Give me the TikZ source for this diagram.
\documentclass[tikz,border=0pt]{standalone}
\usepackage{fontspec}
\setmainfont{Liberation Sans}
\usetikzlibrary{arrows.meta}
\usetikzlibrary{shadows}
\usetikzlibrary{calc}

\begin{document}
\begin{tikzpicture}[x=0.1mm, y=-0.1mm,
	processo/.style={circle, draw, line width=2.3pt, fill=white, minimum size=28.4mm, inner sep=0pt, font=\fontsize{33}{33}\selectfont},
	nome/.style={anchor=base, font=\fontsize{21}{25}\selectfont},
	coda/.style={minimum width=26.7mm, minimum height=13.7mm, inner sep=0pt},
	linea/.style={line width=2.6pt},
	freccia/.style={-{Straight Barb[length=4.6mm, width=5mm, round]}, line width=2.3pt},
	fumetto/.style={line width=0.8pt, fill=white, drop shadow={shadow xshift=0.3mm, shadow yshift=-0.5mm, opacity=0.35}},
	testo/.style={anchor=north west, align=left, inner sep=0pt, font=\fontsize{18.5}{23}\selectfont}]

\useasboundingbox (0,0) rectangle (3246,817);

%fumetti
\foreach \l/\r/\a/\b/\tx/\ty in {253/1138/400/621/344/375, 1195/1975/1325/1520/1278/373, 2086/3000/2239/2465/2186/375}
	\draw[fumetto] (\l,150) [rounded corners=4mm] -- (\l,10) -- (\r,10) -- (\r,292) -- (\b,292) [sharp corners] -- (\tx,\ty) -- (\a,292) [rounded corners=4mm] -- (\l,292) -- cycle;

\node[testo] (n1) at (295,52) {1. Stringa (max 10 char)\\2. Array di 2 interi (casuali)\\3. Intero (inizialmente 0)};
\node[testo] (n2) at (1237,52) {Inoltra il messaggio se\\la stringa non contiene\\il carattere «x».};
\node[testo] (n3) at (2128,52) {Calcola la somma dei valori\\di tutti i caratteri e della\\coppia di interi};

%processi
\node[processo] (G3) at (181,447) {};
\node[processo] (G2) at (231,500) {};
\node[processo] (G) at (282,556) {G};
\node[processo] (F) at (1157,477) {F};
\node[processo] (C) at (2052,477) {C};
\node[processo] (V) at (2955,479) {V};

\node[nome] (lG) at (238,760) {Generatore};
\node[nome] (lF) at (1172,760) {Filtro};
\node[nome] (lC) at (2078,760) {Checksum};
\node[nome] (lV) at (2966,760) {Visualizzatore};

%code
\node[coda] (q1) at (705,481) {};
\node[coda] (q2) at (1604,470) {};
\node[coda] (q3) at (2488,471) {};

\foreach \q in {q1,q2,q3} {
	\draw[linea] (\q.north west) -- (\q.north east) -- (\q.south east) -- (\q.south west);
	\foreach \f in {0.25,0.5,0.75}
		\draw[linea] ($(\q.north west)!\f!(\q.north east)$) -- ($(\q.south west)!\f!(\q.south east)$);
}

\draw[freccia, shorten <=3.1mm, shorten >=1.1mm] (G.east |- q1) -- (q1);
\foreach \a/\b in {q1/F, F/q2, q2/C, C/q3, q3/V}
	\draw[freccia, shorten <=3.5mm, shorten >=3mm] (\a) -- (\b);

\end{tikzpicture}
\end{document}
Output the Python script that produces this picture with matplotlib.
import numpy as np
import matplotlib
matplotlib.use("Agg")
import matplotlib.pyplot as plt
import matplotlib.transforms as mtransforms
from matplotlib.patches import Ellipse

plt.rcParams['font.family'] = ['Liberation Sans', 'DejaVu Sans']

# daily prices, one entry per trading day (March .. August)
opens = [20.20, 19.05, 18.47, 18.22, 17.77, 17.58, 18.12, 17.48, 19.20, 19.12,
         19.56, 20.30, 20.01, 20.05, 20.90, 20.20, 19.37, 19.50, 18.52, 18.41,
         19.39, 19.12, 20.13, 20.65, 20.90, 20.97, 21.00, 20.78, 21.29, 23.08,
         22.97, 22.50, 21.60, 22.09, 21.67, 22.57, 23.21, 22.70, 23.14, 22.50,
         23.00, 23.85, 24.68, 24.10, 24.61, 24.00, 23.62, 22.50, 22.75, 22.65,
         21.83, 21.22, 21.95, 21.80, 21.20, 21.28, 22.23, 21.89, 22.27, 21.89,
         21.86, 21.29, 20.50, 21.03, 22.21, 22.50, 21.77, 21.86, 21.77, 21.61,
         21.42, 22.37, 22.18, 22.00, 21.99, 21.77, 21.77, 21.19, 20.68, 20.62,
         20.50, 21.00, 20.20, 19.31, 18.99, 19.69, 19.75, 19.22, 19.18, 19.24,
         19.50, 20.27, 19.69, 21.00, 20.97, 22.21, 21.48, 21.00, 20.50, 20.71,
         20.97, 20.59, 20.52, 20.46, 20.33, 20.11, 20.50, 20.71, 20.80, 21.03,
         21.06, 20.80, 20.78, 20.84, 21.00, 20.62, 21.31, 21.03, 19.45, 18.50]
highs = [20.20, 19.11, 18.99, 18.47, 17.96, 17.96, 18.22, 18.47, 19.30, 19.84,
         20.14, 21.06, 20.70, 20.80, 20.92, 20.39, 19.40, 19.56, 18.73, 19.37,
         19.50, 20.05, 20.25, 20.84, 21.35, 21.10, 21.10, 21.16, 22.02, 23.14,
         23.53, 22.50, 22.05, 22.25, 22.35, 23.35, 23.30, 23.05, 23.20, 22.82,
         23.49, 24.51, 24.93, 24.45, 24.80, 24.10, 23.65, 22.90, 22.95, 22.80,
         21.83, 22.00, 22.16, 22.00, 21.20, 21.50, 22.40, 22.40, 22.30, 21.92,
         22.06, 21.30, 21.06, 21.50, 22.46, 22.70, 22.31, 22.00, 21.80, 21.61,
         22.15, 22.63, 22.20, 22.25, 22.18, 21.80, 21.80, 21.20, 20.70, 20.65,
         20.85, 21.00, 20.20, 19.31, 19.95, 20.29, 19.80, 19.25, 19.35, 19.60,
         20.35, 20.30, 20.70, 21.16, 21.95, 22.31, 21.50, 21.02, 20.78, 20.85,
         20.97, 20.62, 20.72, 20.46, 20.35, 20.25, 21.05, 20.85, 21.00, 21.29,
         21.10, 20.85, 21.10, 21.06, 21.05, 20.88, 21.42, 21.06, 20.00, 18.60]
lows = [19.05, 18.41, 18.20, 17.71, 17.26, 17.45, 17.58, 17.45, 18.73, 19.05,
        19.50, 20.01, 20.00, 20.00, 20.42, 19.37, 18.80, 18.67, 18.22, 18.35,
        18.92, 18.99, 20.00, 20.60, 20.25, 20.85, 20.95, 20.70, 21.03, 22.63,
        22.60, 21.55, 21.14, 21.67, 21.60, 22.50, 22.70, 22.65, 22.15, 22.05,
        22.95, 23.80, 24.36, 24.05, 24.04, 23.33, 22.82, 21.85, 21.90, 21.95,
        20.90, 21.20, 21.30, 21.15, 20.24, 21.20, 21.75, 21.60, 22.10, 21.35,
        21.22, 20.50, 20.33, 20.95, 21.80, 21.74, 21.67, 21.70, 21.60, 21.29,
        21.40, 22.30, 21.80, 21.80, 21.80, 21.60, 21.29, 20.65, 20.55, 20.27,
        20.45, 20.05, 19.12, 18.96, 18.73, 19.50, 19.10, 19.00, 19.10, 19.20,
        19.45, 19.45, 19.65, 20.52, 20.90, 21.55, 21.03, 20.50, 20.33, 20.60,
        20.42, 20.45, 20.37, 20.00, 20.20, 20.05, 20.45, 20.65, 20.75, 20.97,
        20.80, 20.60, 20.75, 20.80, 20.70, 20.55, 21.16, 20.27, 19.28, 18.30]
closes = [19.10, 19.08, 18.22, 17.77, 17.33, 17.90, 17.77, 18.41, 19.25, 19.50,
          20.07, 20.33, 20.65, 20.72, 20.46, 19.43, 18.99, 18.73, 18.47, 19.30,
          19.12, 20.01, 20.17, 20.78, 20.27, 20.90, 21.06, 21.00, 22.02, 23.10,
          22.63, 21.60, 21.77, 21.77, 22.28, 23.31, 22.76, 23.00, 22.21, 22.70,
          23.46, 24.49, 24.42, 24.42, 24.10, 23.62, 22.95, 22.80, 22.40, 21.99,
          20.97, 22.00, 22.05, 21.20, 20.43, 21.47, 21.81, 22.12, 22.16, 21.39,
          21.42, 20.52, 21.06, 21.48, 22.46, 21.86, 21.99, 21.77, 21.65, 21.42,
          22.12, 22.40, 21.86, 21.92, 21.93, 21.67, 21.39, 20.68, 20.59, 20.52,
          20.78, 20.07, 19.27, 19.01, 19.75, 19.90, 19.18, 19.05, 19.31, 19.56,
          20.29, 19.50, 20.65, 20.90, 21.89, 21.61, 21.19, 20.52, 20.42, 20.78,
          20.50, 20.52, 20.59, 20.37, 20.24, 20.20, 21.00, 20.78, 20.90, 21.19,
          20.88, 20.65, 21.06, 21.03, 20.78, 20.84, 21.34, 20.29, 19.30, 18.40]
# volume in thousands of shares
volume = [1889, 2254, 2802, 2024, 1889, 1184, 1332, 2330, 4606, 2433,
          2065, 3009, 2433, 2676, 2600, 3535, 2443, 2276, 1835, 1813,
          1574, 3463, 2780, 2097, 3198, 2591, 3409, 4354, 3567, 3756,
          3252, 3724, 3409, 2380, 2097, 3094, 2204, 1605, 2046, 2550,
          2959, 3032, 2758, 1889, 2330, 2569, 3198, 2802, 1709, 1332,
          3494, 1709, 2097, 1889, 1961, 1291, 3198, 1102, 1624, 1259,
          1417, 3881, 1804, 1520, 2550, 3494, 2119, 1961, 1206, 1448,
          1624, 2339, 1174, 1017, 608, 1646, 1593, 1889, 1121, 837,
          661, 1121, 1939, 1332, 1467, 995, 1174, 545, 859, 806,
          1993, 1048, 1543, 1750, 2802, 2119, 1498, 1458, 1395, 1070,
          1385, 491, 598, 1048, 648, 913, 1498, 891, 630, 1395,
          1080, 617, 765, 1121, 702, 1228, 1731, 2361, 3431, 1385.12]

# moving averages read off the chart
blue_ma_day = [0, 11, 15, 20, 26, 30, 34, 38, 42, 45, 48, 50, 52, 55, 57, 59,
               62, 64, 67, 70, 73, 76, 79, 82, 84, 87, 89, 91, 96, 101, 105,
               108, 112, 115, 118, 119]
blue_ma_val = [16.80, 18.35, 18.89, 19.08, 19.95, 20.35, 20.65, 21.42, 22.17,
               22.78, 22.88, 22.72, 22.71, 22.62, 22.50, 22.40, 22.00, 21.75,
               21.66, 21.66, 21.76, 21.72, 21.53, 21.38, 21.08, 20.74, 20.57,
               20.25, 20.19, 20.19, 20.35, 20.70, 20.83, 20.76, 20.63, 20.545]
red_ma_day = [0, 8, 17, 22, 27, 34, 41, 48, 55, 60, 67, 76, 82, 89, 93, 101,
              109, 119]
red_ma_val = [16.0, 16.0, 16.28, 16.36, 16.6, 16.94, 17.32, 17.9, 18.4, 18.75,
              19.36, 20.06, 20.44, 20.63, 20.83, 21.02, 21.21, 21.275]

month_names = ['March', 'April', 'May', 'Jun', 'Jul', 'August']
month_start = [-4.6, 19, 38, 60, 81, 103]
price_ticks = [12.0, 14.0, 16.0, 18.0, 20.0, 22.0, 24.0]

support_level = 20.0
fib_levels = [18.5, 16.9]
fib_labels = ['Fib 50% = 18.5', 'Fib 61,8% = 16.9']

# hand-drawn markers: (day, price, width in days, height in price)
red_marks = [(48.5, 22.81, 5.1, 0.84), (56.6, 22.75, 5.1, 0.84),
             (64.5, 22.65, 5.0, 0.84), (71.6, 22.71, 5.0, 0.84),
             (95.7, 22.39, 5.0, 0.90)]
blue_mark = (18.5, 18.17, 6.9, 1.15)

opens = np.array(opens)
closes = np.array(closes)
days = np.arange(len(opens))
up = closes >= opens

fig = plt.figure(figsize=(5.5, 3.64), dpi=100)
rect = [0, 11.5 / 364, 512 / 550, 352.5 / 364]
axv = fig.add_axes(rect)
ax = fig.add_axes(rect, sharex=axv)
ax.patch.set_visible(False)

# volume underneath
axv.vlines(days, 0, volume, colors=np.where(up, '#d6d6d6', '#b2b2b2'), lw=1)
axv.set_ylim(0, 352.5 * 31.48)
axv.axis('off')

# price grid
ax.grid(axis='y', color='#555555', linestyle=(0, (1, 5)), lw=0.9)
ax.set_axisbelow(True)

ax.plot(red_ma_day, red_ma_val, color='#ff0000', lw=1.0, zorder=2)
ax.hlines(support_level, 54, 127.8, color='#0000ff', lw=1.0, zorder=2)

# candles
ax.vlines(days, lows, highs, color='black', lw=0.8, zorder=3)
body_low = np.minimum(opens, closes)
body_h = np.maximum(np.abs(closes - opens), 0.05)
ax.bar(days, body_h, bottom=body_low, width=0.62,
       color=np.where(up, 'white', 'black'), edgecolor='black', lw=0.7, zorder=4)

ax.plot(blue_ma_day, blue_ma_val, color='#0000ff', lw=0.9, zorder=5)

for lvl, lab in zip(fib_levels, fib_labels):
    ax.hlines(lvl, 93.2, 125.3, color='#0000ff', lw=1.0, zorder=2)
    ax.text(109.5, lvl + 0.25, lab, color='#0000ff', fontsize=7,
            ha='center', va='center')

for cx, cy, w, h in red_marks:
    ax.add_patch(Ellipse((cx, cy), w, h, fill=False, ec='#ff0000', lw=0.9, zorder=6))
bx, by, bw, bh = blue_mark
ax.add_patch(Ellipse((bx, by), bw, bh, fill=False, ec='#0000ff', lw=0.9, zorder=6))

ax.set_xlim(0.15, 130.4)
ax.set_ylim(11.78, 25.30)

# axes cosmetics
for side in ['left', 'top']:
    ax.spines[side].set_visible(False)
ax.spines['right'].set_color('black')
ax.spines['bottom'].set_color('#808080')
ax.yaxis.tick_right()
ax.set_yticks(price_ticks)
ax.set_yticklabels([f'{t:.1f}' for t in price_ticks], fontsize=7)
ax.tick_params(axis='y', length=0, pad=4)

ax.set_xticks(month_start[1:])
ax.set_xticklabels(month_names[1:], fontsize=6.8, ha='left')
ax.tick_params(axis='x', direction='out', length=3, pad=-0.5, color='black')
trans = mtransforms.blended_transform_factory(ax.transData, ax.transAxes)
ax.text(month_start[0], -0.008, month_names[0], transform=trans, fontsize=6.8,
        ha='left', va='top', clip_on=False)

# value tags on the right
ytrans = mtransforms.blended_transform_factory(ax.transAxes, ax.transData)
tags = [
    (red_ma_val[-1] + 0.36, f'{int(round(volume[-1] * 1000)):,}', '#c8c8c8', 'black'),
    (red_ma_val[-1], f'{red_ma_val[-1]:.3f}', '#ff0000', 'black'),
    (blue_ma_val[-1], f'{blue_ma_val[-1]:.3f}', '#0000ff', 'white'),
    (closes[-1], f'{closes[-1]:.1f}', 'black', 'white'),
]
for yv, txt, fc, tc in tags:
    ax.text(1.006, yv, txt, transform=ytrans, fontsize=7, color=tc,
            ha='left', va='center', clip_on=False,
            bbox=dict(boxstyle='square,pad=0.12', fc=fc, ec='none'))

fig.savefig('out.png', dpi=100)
****************************************
Transcribe, word for word, every line from the line with "Output the Python" to the line with "plt.rcParams['font.family'] = ['Liberation", inclusive, and output nothing else.

Output the Python script that produces this picture with matplotlib.
import numpy as np
import matplotlib
matplotlib.use("Agg")
import matplotlib.pyplot as plt
import matplotlib.transforms as mtransforms
from matplotlib.patches import Ellipse

plt.rcParams['font.family'] = ['Liberation Sans', 'DejaVu Sans']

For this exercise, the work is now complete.